GARRETT REISMAN: There's a tremendous amount of science that comes out of space exploration.
One is the scientific benefit that we get from understanding our solar system, understanding the composition and the makeup of all the other planets and the other bodies in our solar system. Our sun. We learn a lot about the Earth. We look back at the Earth with space assets. We learn about how the earth is changing, what's happening with climate change, all that kind of stuff. Then there are all the spinoffs and your Velcro, which wasn't actually invented for the space program. I don't think Tang was either but there's plenty of other things like smoke alarms, MRIs, cordless drills, all kinds of those wonderful things that we like to brag about.
To me that's actually not a very good justification for space exploration, and I'll tell you why because we could do those things by having targeted R&D research for industrial and commercial applications probably more cost effectively.
So it is true that we get lots of spinoffs, but I think the science return that we get from space exploration is actually much more important than any kind of spinoff. But there's yet another reason I think trumps all those, which is the fact that, I'll put it to you very flippantly. There's an old joke about why did the dinosaurs go extinct, and it's because they didn't have a space program, okay. So if you take the very, very big picture view, the very, very long view of this kind of on geological time, it's about survival of the species. The earth is fantastic and we need to do a much better job of taking care of it because I could tell you there's no other place that we know of in the entire universe that is as well suited for human life as this planet. That's why we evolved here and we have been evolving for eons to get to this point. And we've evolved in this environment, so this is our home. This is what we are made for. We're not going to find something better for us out there. We need to take care this place. However, again if you look at the very, very big picture, this place as wonderful as it is is not going to last forever. I mean at a minimum eventually the Sun is going to basically explode and the solar system is going to change and it won't be a hospitable place for any of us.
Now if my kids are watching, do not be scared. Don't stay up all night and have nightmares about what I just said because we're talking about so far in the future that that's not something we have to worry about right now at all. There are other things. There have been many extinction events in the course of the earth's history. I think there have been about seven of them. The one everybody knows about is the extinction that took out all the dinosaurs. And there's a lot of different ways that can happen.
You can get hit by an asteroid. You can have a super volcano that could throw up so much stuff into the atmosphere that we can have the extinction of life on Earth. There's a lot of ways that can happen. And by the way the most probable way that we will have another mass extinction event on Earth is that if humans cause it ourselves. And we've been doing a pretty good job of that with climate change. Now for hundreds of years we've been putting all these greenhouse gases into the atmosphere, and if we keep doing that and don't do anything about it we will eventually make the earth uninhabitable and we will go extinct.
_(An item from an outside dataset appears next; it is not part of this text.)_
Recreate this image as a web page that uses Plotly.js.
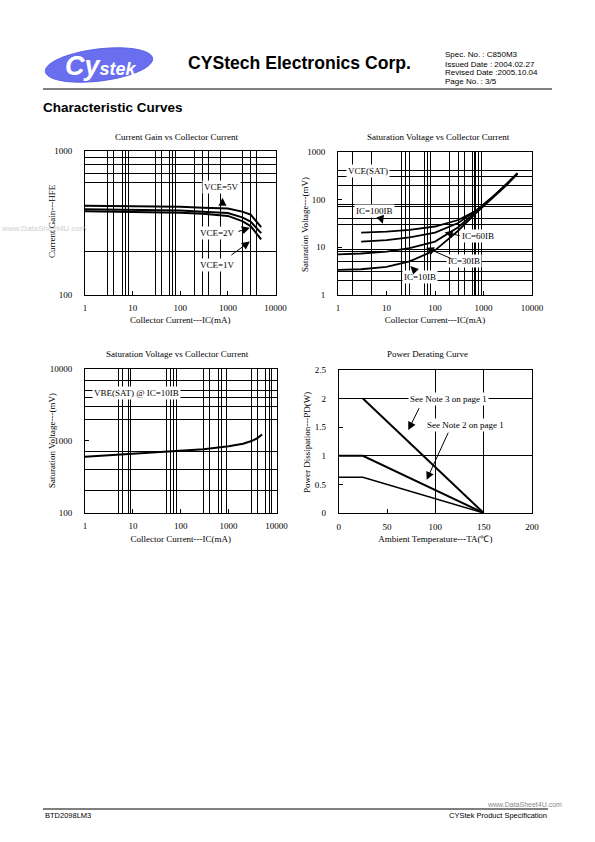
<!DOCTYPE html>
<html><head><meta charset="utf-8">
<script src="https://cdn.plot.ly/plotly-3.0.1.min.js"></script>
<style>html,body{margin:0;padding:0;background:#fff;}#chart{width:595px;height:842px;}</style>
</head><body><div id="chart"></div>
<script>
// ---------- tick labels ----------
const logTickVals = [1, 10, 100, 1000, 10000];
const logTickText = ['1', '10', '100', '1000', '10000'];
const hfeTickVals = [100, 1000];
const hfeTickText = ['100', '1000'];
const vceTickVals = [1, 10, 100, 1000];
const vceTickText = ['1', '10', '100', '1000'];
const vbeTickVals = [100, 1000, 10000];
const vbeTickText = ['100', '1000', '10000'];
const taTickVals = [0, 50, 100, 150, 200];
const taTickText = ['0', '50', '100', '150', '200'];
const pdTickVals = [0, 0.5, 1, 1.5, 2, 2.5];
const pdTickText = ['0', '0.5', '1', '1.5', '2', '2.5'];

// ---------- grid line values ----------
const grid1X = [3, 4, 6, 7, 8, 30, 40, 60, 70, 80, 200, 300, 400, 700, 2000, 3000, 4000];
const grid1Y = [200, 600, 700, 800, 900];
const grid2X = [2, 5, 20, 25, 30, 60, 70, 80, 200, 300, 400, 600, 650, 700, 800, 900];
const grid2Y = [2, 3, 5, 8, 9, 30, 40, 70, 80, 200, 300, 400];
const grid3X = [5, 6, 8, 9, 50, 60, 70, 80, 300, 400, 600, 700, 900, 3000, 4000, 6000, 7000, 8000];
const grid3Y = [200, 400, 700, 2000, 3000, 4000, 5000, 7000];
const grid4X = [100, 150];
const grid4Y = [1, 2];

// ---------- Chart 1: Current Gain vs Collector Current ----------
const icGain = [1, 10, 100, 300, 1000, 2000, 3000, 5000];
const hfeVce5V = [415, 413, 408, 403, 398, 378, 360, 295];
const hfeVce2V = [392, 390, 385, 378, 370, 345, 322, 268];
const hfeVce1V = [380, 378, 372, 365, 353, 325, 300, 242];

// ---------- Chart 2: VCE(SAT) vs Collector Current ----------
const icSat100 = [3, 10, 30, 100, 300, 700, 1500, 3000, 5000];
const vceSat100 = [20, 21, 23, 27, 37, 58, 110, 210, 360];
const icSat60 = [3, 10, 30, 100, 300, 700, 1500, 3000, 5000];
const vceSat60 = [13, 14, 16, 20, 32, 58, 110, 210, 355];
const icSat30 = [1, 3, 10, 30, 100, 300, 700, 1500, 3000, 5000];
const vceSat30 = [7, 7.3, 8, 9.5, 13, 26, 55, 108, 205, 350];
const icSat10 = [1, 3, 10, 30, 100, 300, 700, 1500, 3000, 5000];
const vceSat10 = [3.3, 3.4, 3.8, 5, 8.5, 22, 52, 105, 200, 345];

// ---------- Chart 3: VBE(SAT) vs Collector Current ----------
const icVbe = [1, 3, 10, 30, 100, 300, 1000, 2000, 3000, 4000, 5000];
const vbeSat = [600, 630, 660, 690, 720, 760, 840, 910, 990, 1090, 1220];

// ---------- Chart 4: Power Derating Curve ----------
const taNote3 = [25, 150];
const pdNote3 = [2, 0];
const taNote2 = [0, 25, 150];
const pdNote2 = [1, 1, 0];
const taBase = [0, 25, 150];
const pdBase = [0.625, 0.625, 0];

// ---------- helpers ----------
const SERIF = 'Liberation Serif, Times New Roman, serif';
const SANS = 'Liberation Sans, Arial, sans-serif';
const px = x => x / 595;
const py = y => 1 - y / 842;
const L = Math.log10;

function axis(o) {
  const a = Object.assign({
    showgrid: false, zeroline: false,
    showline: true, mirror: true, linecolor: '#000', linewidth: 1,
    ticks: 'inside', ticklen: 4, tickwidth: 1, tickcolor: '#000',
    tickmode: 'array',
    tickfont: {family: SERIF, size: 9, color: '#000'},
    fixedrange: true
  }, o);
  a.minor = {tickmode: 'array', tickvals: o.gridVals, showgrid: true, gridcolor: '#000', gridwidth: 1, ticks: ''};
  if (o.titleText) a.title = {text: o.titleText, font: {family: SERIF, size: 9, color: '#000'}, standoff: o.standoff};
  delete a.gridVals; delete a.titleText; delete a.standoff;
  return a;
}

const traces = [
  {x: icGain, y: hfeVce5V, xaxis: 'x', yaxis: 'y', mode: 'lines', line: {color: '#000', width: 2}, name: 'VCE=5V'},
  {x: icGain, y: hfeVce2V, xaxis: 'x', yaxis: 'y', mode: 'lines', line: {color: '#000', width: 2}, name: 'VCE=2V'},
  {x: icGain, y: hfeVce1V, xaxis: 'x', yaxis: 'y', mode: 'lines', line: {color: '#000', width: 2}, name: 'VCE=1V'},
  {x: icSat100, y: vceSat100, xaxis: 'x2', yaxis: 'y2', mode: 'lines', line: {color: '#000', width: 1.8}, name: 'IC=100IB'},
  {x: icSat60, y: vceSat60, xaxis: 'x2', yaxis: 'y2', mode: 'lines', line: {color: '#000', width: 1.8}, name: 'IC=60IB'},
  {x: icSat30, y: vceSat30, xaxis: 'x2', yaxis: 'y2', mode: 'lines', line: {color: '#000', width: 1.8}, name: 'IC=30IB'},
  {x: icSat10, y: vceSat10, xaxis: 'x2', yaxis: 'y2', mode: 'lines', line: {color: '#000', width: 1.8}, name: 'IC=10IB'},
  {x: icVbe, y: vbeSat, xaxis: 'x3', yaxis: 'y3', mode: 'lines', line: {color: '#000', width: 2}, name: 'VBE(SAT)'},
  {x: taNote3, y: pdNote3, xaxis: 'x4', yaxis: 'y4', mode: 'lines', line: {color: '#000', width: 2}, name: 'Note 3'},
  {x: taNote2, y: pdNote2, xaxis: 'x4', yaxis: 'y4', mode: 'lines', line: {color: '#000', width: 2}, name: 'Note 2'},
  {x: taBase, y: pdBase, xaxis: 'x4', yaxis: 'y4', mode: 'lines', line: {color: '#000', width: 1.5}, name: 'base'}
];

const d1x = [px(85), px(275.5)], d1y = [py(294.5), py(151)];
const d2x = [px(338), px(532)], d2y = [py(294.5), py(152)];
const d3x = [px(85), px(276.5)], d3y = [py(512.5), py(369)];
const d4x = [px(338.7), px(532)], d4y = [py(513), py(370)];

// tilted logo ellipse outline (decoration)
function ellipsePath(cx, cy, a, b, deg) {
  const t = deg * Math.PI / 180;
  let p = '';
  for (let i = 0; i <= 72; i++) {
    const u = i / 72 * 2 * Math.PI;
    const x = cx + a * Math.cos(u) * Math.cos(t) - b * Math.sin(u) * Math.sin(t);
    const y = cy - (a * Math.cos(u) * Math.sin(t) + b * Math.sin(u) * Math.cos(t));
    p += (i ? ' L ' : 'M ') + px(x).toFixed(5) + ',' + py(y).toFixed(5);
  }
  return p + ' Z';
}

const layout = {
  width: 595, height: 842, margin: {l: 0, r: 0, t: 0, b: 0},
  paper_bgcolor: '#fff', plot_bgcolor: '#fff', showlegend: false,
  font: {family: SERIF, size: 9, color: '#000'},
  xaxis: axis({type: 'log', domain: d1x, range: [0, 4], anchor: 'y', tickvals: logTickVals, ticktext: logTickText, ticklabelstandoff: 5, gridVals: grid1X, titleText: 'Collector Current---IC(mA)', standoff: 4}),
  yaxis: axis({type: 'log', domain: d1y, range: [2, 3], anchor: 'x', tickvals: hfeTickVals, ticktext: hfeTickText, ticklabelstandoff: 10, gridVals: grid1Y}),
  xaxis2: axis({type: 'log', domain: d2x, range: [0, 4], anchor: 'y2', tickvals: logTickVals, ticktext: logTickText, ticklabelstandoff: 5, gridVals: grid2X, titleText: 'Collector Current---IC(mA)', standoff: 4}),
  yaxis2: axis({type: 'log', domain: d2y, range: [0, 3], anchor: 'x2', tickvals: vceTickVals, ticktext: vceTickText, ticklabelstandoff: 10, gridVals: grid2Y}),
  xaxis3: axis({type: 'log', domain: d3x, range: [0, 4], anchor: 'y3', tickvals: logTickVals, ticktext: logTickText, ticklabelstandoff: 5, gridVals: grid3X, titleText: 'Collector Current---IC(mA)', standoff: 5}),
  yaxis3: axis({type: 'log', domain: d3y, range: [2, 4], anchor: 'x3', tickvals: vbeTickVals, ticktext: vbeTickText, ticklabelstandoff: 10, gridVals: grid3Y}),
  xaxis4: axis({type: 'linear', domain: d4x, range: [0, 200], anchor: 'y4', tickvals: taTickVals, ticktext: taTickText, ticklabelstandoff: 5, gridVals: grid4X, titleText: 'Ambient Temperature---TA(\u2103)', standoff: 4}),
  yaxis4: axis({type: 'linear', domain: d4y, range: [0, 2.5], anchor: 'x4', tickvals: pdTickVals, ticktext: pdTickText, ticklabelstandoff: 10, gridVals: grid4Y}),
  shapes: [
    {type: 'path', xref: 'paper', yref: 'paper', path: ellipsePath(99, 65, 54, 16, 7), fillcolor: '#6a6ff0', line: {color: '#5a5fe0', width: 1}},
    {type: 'line', xref: 'paper', yref: 'paper', x0: px(43), x1: px(552), y0: py(89), y1: py(89), line: {color: '#000', width: 1}},
    {type: 'line', xref: 'paper', yref: 'paper', x0: px(43), x1: px(548), y0: py(809), y1: py(809), line: {color: '#000', width: 1}}
  ],
  annotations: []
};

const A = layout.annotations;
function ptext(text, x, y, size, opts) {
  A.push(Object.assign({xref: 'paper', yref: 'paper', x: px(x), y: py(y), text: text, showarrow: false,
    xanchor: 'left', yanchor: 'middle', borderpad: 0, font: {family: SANS, size: size, color: '#000'}}, opts || {}));
}
// header
ptext('<b><i>Cy</i></b><b><i><span style="font-size:18px">stek</span></i></b>', 101, 66, 27, {xanchor: 'center', font: {family: SANS, size: 27, color: '#fff'}});
ptext('<b>CYStech Electronics Corp.</b>', 187, 63, 17.6);
ptext('Spec. No. : C850M3', 444, 55, 8);
ptext('Issued Date : 2004.02.27', 444, 64, 8);
ptext('Revised Date :2005.10.04', 444, 73, 8);
ptext('Page No. : 3/5', 444, 82, 8);
ptext('<b>Characteristic Curves</b>', 42, 108, 13.5);
ptext('BTD2098LM3', 44, 815, 7.5);
ptext('CYStek Product Specification', 548, 815, 7.5, {xanchor: 'right'});
ptext('www.DataSheet4U.com', 563, 804, 7, {xanchor: 'right', font: {family: SANS, size: 7, color: '#8a8a8a'}});
ptext('www.DataSheet4U.com', 0, 228, 8, {font: {family: SANS, size: 8, color: '#cfcfcf'}});

// chart titles
function ctitle(text, x, y) {
  A.push({xref: 'paper', yref: 'paper', x: px(x), y: py(y), text: text, showarrow: false,
    xanchor: 'center', yanchor: 'middle', font: {family: SERIF, size: 9, color: '#000'}});
}
ctitle('Current Gain vs Collector Current', 176, 137);
ctitle('Saturation Voltage vs Collector Current', 438, 137);
ctitle('Saturation Voltage vs Collector Current', 177, 354);
ctitle('Power Derating Curve', 427, 354);

// y-axis titles (rotated)
function ytitle(text, x, y) {
  A.push({xref: 'paper', yref: 'paper', x: px(x), y: py(y), text: text, showarrow: false, textangle: -90,
    xanchor: 'center', yanchor: 'middle', font: {family: SERIF, size: 9, color: '#000'}});
}
ytitle('Current Gain---HFE', 52, 221);
ytitle('Saturation Voltage---(mV)', 305, 225);
ytitle('Saturation Voltage---(mV)', 52, 441);
ytitle('Power Dissipation---PD(W)', 307, 443);

// in-plot labels and arrows
function label(xa, ya, text, x, y) {
  A.push({xref: xa, yref: ya, x: x, y: y, text: text, showarrow: false, bgcolor: '#fff', borderpad: 1,
    font: {family: SERIF, size: 9, color: '#000'}});
}
function arrow(xa, ya, hx, hy, tx, ty) {
  A.push({xref: xa, yref: ya, x: hx, y: hy, axref: xa, ayref: ya, ax: tx, ay: ty, text: '', showarrow: true,
    arrowhead: 2, arrowsize: 1.6, arrowwidth: 1, arrowcolor: '#000', standoff: 0, startstandoff: 0});
}
// chart 1
label('x', 'y', 'VCE=5V', L(750), L(561));
arrow('x', 'y', L(770), L(472), L(770), L(412));
label('x', 'y', 'VCE=2V', L(620), L(268));
arrow('x', 'y', L(2900), L(292), L(1550), L(273));
label('x', 'y', 'VCE=1V', L(600), L(161));
arrow('x', 'y', L(2900), L(234), L(1100), L(185));
// chart 2
label('x2', 'y2', 'VCE(SAT)', L(4.2), L(390));
label('x2', 'y2', 'IC=100IB', L(5.6), L(57));
arrow('x2', 'y2', L(8.4), L(31), L(7.4), L(45));
label('x2', 'y2', 'IC=60IB', L(770), L(17));
arrow('x2', 'y2', L(158), L(20.2), L(347), L(17.1));
label('x2', 'y2', 'IC=30IB', L(396), L(5.07));
arrow('x2', 'y2', L(65), L(9.7), L(235), L(5.5));
label('x2', 'y2', 'IC=10IB', L(49), L(2.33));
arrow('x2', 'y2', L(31), L(3.96), L(43), L(2.84));
// chart 3
label('x3', 'y3', 'VBE(SAT) @ IC=10IB', L(12), L(4600));
// chart 4
label('x4', 'y4', 'See Note 3 on page 1', 114, 2.0);
arrow('x4', 'y4', 72, 1.45, 84, 1.86);
label('x4', 'y4', 'See Note 2 on page 1', 131, 1.53);
arrow('x4', 'y4', 91, 0.58, 114, 1.43);

Plotly.newPlot('chart', traces, layout, {staticPlot: true, displayModeBar: false});
</script></body></html>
So there's all these reasons why this place, as perfect as it is, will not last forever. And so I look at space exploration as the ultimate Plan B. That if we have humans both on Earth and on Mars or other places inside our solar system, then if there is one of these extinction events, and that other colony is self-sustaining, that the species will survive. So if you look at it as a survival question, I think that might be the strongest justification for spreading human life beyond just Earth.